Very occasionally, I understand the lure of patriarchy.
Today I took my son to a new day care. We are just trying it out for a few weeks, and he was only there for a few hours in the morning. I came back after lunch, during their rest time, to find my little boy standing up in the playpen, sobbing his heart out. His eyes were red, his nose running, his shirt soaked with tears and snot. I scooped him out and he wimpered, "Mommy, no go bye-bye."
Unfortunately, his nap time doesn't coincide with the day care's naptime. He might have played quietly with toys and a book if they had been offered, but it isn't their policy to do so. The other seven babies have been there since they were six weeks old, and are there five days a week, so their schedules are the same. My son's isn't.
It also, apparently, is not their policy to pick up a child who sobs for half an hour and comfort him.
I came very, very close to quitting my job today. Fortunately, my reasonable husband said, "Well, you can. We can afford it, if that's what you want. But you like your job.

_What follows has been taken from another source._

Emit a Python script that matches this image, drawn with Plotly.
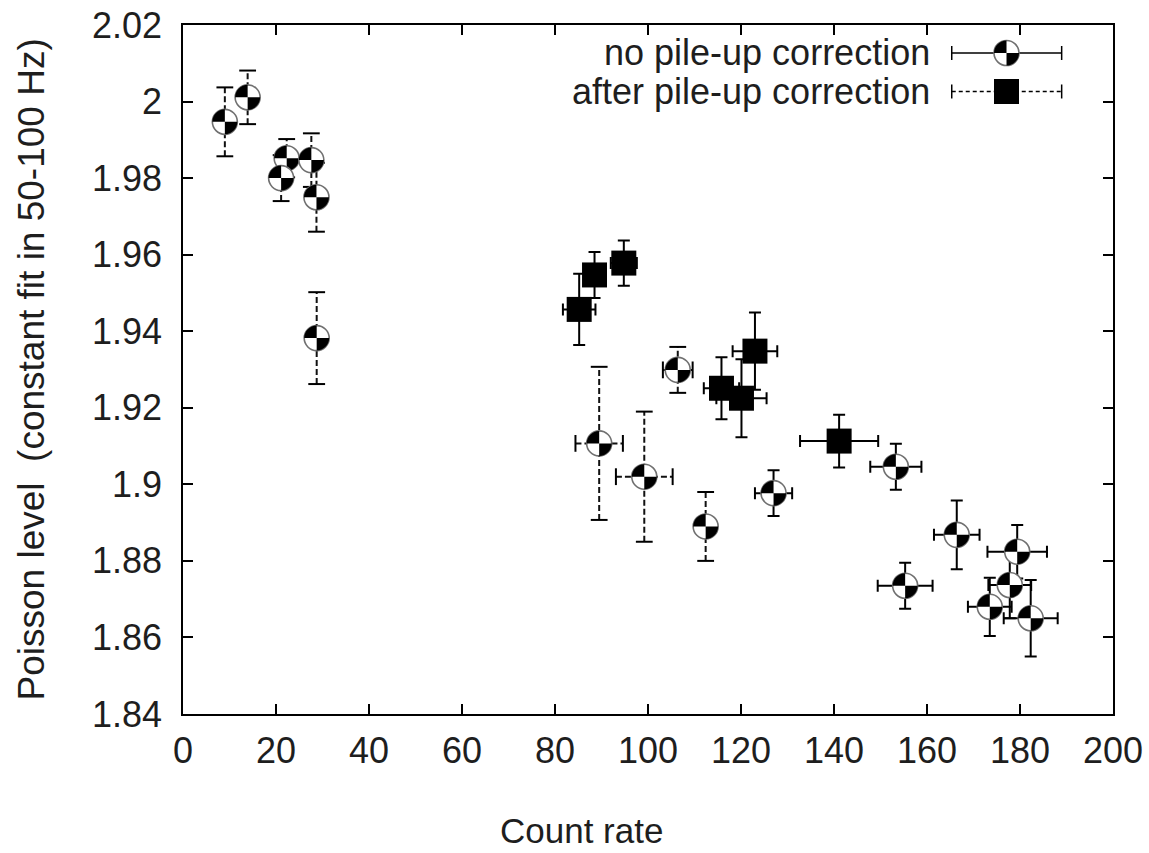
import plotly.graph_objects as go

# ---------------- data ----------------
# circles, "no pile-up correction", points drawn with dashed error bars
cd_x  = [9.0, 13.9, 22.3, 21.1, 27.6, 28.7, 28.75, 89.5, 99.2, 106.4, 112.4]
cd_y  = [1.9947, 2.0011, 1.9852, 1.9800, 1.9847, 1.9750, 1.9382, 1.9107, 1.9020, 1.9299, 1.8890]
cd_ey = [0.009, 0.007, 0.005, 0.006, 0.007, 0.009, 0.012, 0.020, 0.017, 0.006, 0.009]
cd_ex = [0, 0, 0, 0, 0, 0, 0, 5.1, 6.1, 3.2, 0]

# circles, "no pile-up correction", points drawn with solid error bars
cs_x  = [127.0, 153.3, 155.3, 166.4, 179.4, 177.8, 173.5, 182.3]
cs_y  = [1.8977, 1.9046, 1.8735, 1.8868, 1.8824, 1.8737, 1.8680, 1.8650]
cs_ey = [0.006, 0.006, 0.006, 0.009, 0.007, 0.0087, 0.0076, 0.010]
cs_ex = [4.0, 5.5, 5.9, 4.9, 6.4, 4.6, 4.7, 5.8]

# squares, "after pile-up correction"
sq_x  = [85.2, 88.5, 94.8, 115.8, 120.1, 123.0, 141.1]
sq_y  = [1.9457, 1.9547, 1.9578, 1.9251, 1.9225, 1.9348, 1.9113]
sq_ey = [0.0093, 0.006, 0.0059, 0.0081, 0.0102, 0.0101, 0.0069]
sq_ex = [3.5, 2.0, 2.8, 3.8, 5.4, 4.8, 8.4]

x_ticks = [0, 20, 40, 60, 80, 100, 120, 140, 160, 180, 200]
x_ticklabels = ["0", "20", "40", "60", "80", "100", "120", "140", "160", "180", "200"]
y_ticks = [1.84, 1.86, 1.88, 1.90, 1.92, 1.94, 1.96, 1.98, 2.00, 2.02]
y_ticklabels = ["1.84", "1.86", "1.88", "1.9", "1.92", "1.94", "1.96", "1.98", "2", "2.02"]

legend_labels = ["no pile-up correction", "after pile-up correction"]
x_title = "Count rate"
y_title = "Poisson level  (constant fit in 50-100 Hz)"

# ---------------- style ----------------
FONT = "Liberation Sans, Arial, sans-serif"
TXT = "#1e1e1e"
LW = 2
R = 12.5          # circle marker radius (px)
SQ = 25           # square marker side (px)
K = 0.5523 * R

fig = go.Figure()

# dashed error bars (built from the data arrays)
vx, vy, hx, hy = [], [], [], []
capv_x, capv_y, caph_x, caph_y = [], [], [], []
for x, y, ex, ey in zip(cd_x, cd_y, cd_ex, cd_ey):
    if ey > 0:
        vx += [x, x, None]; vy += [y - ey, y + ey, None]
        capv_x += [x, x]; capv_y += [y - ey, y + ey]
    if ex > 0:
        hx += [x - ex, x + ex, None]; hy += [y, y, None]
        caph_x += [x - ex, x + ex]; caph_y += [y, y]

for xs, ys in ((vx, vy), (hx, hy)):
    fig.add_trace(go.Scatter(x=xs, y=ys, mode="lines", hoverinfo="skip",
                             line=dict(color="#111111", width=LW, dash="6px,3px")))
fig.add_trace(go.Scatter(x=capv_x, y=capv_y, mode="markers", hoverinfo="skip",
                         marker=dict(symbol="line-ew", size=12, line=dict(color="black", width=LW))))
fig.add_trace(go.Scatter(x=caph_x, y=caph_y, mode="markers", hoverinfo="skip",
                         marker=dict(symbol="line-ns", size=12, line=dict(color="black", width=LW))))

# solid error bars for the other circles
fig.add_trace(go.Scatter(
    x=cs_x, y=cs_y, mode="markers", hoverinfo="skip",
    marker=dict(size=1, color="rgba(0,0,0,0)"),
    error_y=dict(type="data", array=cs_ey, color="black", thickness=LW, width=6),
    error_x=dict(type="data", array=cs_ex, color="black", thickness=LW, width=6),
))

# squares with solid error bars
fig.add_trace(go.Scatter(
    x=sq_x, y=sq_y, mode="markers", name=legend_labels[1],
    marker=dict(symbol="square", size=SQ, color="black", line=dict(width=0)),
    error_y=dict(type="data", array=sq_ey, color="black", thickness=LW, width=6),
    error_x=dict(type="data", array=sq_ex, color="black", thickness=LW, width=6),
))

# quadrant circle marker glyph (pixel-sized, anchored at each data point)
wedges = (f"M0,0 L{-R},0 C{-R},{K} {-K},{R} 0,{R} Z "
          f"M0,0 L{R},0 C{R},{-K} {K},{-R} 0,{-R} Z")

def circle_marker(xa, ya, xref="x", yref="y"):
    common = dict(xref=xref, yref=yref, xsizemode="pixel", ysizemode="pixel",
                  xanchor=xa, yanchor=ya, layer="above")
    fig.add_shape(type="circle", x0=-R, x1=R, y0=-R, y1=R,
                  fillcolor="white", line=dict(color="#707070", width=1.6), **common)
    fig.add_shape(type="path", path=wedges, fillcolor="black",
                  line=dict(width=0), **common)

for x, y in zip(cd_x + cs_x, cd_y + cs_y):
    circle_marker(x, y)

# ---------------- manual legend (gnuplot style: text, then sample) ----------------
row_y = [0.9594, 0.9035]
lx0, lx1, lxm, ltxt = 0.8266, 0.9448, 0.8855, 0.8050
for i, (lab, ry) in enumerate(zip(legend_labels, row_y)):
    fig.add_annotation(x=ltxt, y=ry, xref="paper", yref="paper", text=lab,
                       showarrow=False, xanchor="right", yanchor="middle",
                       font=dict(family=FONT, size=36, color=TXT))
    dash = "solid" if i == 0 else "4px,3px"
    fig.add_shape(type="line", xref="paper", yref="paper", x0=lx0, x1=lx1, y0=ry, y1=ry,
                  line=dict(color="black", width=1.5, dash=dash))
    for cx in (lx0, lx1):
        fig.add_shape(type="line", xref="paper", yref="paper", ysizemode="pixel",
                      yanchor=ry, x0=cx, x1=cx, y0=-7, y1=7,
                      line=dict(color="black", width=1.5))
    if i == 0:
        circle_marker(lxm, ry, "paper", "paper")
    else:
        fig.add_shape(type="rect", xref="paper", yref="paper", xsizemode="pixel",
                      ysizemode="pixel", xanchor=lxm, yanchor=ry,
                      x0=-SQ / 2, x1=SQ / 2, y0=-SQ / 2, y1=SQ / 2,
                      fillcolor="black", line=dict(width=0))

# ---------------- axis titles ----------------
fig.add_annotation(x=0.429, y=-0.1684, xref="paper", yref="paper", text=x_title,
                   showarrow=False, xanchor="center", yanchor="middle",
                   font=dict(family=FONT, size=35, color=TXT))
fig.add_annotation(x=-0.1624, y=0.5, xref="paper", yref="paper", text=y_title,
                   showarrow=False, textangle=-90, xanchor="center", yanchor="middle",
                   font=dict(family=FONT, size=37, color=TXT))

axis_common = dict(
    ticks="inside", ticklen=10, tickwidth=1.5, tickcolor="black",
    showline=True, linewidth=1.5, linecolor="black", mirror="ticks",
    showgrid=False, zeroline=False, automargin=False,
    tickfont=dict(family=FONT, size=36, color=TXT),
)
fig.update_layout(
    width=1149, height=853,
    margin=dict(l=183, r=36, t=25, b=139),
    paper_bgcolor="white", plot_bgcolor="white",
    showlegend=False,
    xaxis=dict(range=[0, 200], tickmode="array", tickvals=x_ticks, ticktext=x_ticklabels,
               ticklabelstandoff=4, **axis_common),
    yaxis=dict(range=[1.84, 2.02], tickmode="array", tickvals=y_ticks, ticktext=y_ticklabels,
               ticklabelstandoff=12, **axis_common),
)

fig.write_html("out.html")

And you only work two days a week; we can work around your schedule."
And we can. But my point is that sometimes I understand the security that patriarchy can seem to offer. Dad works, preferably at home, where he is easily accessible. Mom takes care of the kids and the house, not having to worry about day cares and work schedules and what in the world she's going to make for dinner after getting off a twelve hour shift. Life is prescribed; Dad does this, Mom does that, kids do what Mom and Dad say, and Mom does what Dad says. There's no guessing; no struggling in the dark hours of the night about choosing good child care or whether or not a parent should keep working.

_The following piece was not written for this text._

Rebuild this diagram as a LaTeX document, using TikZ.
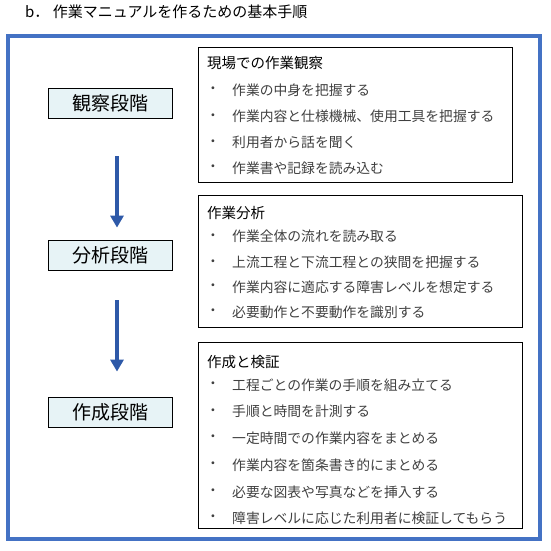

(By the way, I'm not saying that day care is wrong. My son was in a wonderful day care for several months, but it's no longer available so we are looking at other options.)
There is some measure of comfort in having your choices taken away. When you lose choice, you can stop wondering whether or not you are doing the right things.
But you lose so much more.
You lose who you are. What makes you you. You lose the understanding that what works well for you may not work well for another family. When choice is taken away, and roles are set in stone, who are you? Are you just a robot, following your programming?
That is why I will never veer down the path of patriarchy(well, that and my husband has too much sense). Even when I struggle with my choices, I am glad I have the ability to make them. Even when I look at my sleeping son tonight, snuggled in his crib, and flash back to his tear streaked face earlier today, wondering if I should even keep working, I am so thankful I have that choice. Many, many women are not financially able to make a choice about working, and many women have been denied the education that would give them career options. I don't know yet exactly what I'm going to decide, but I am so, so thankful that ultimately, it is my decision, not one that my church, pastor, parents or husband have made for me.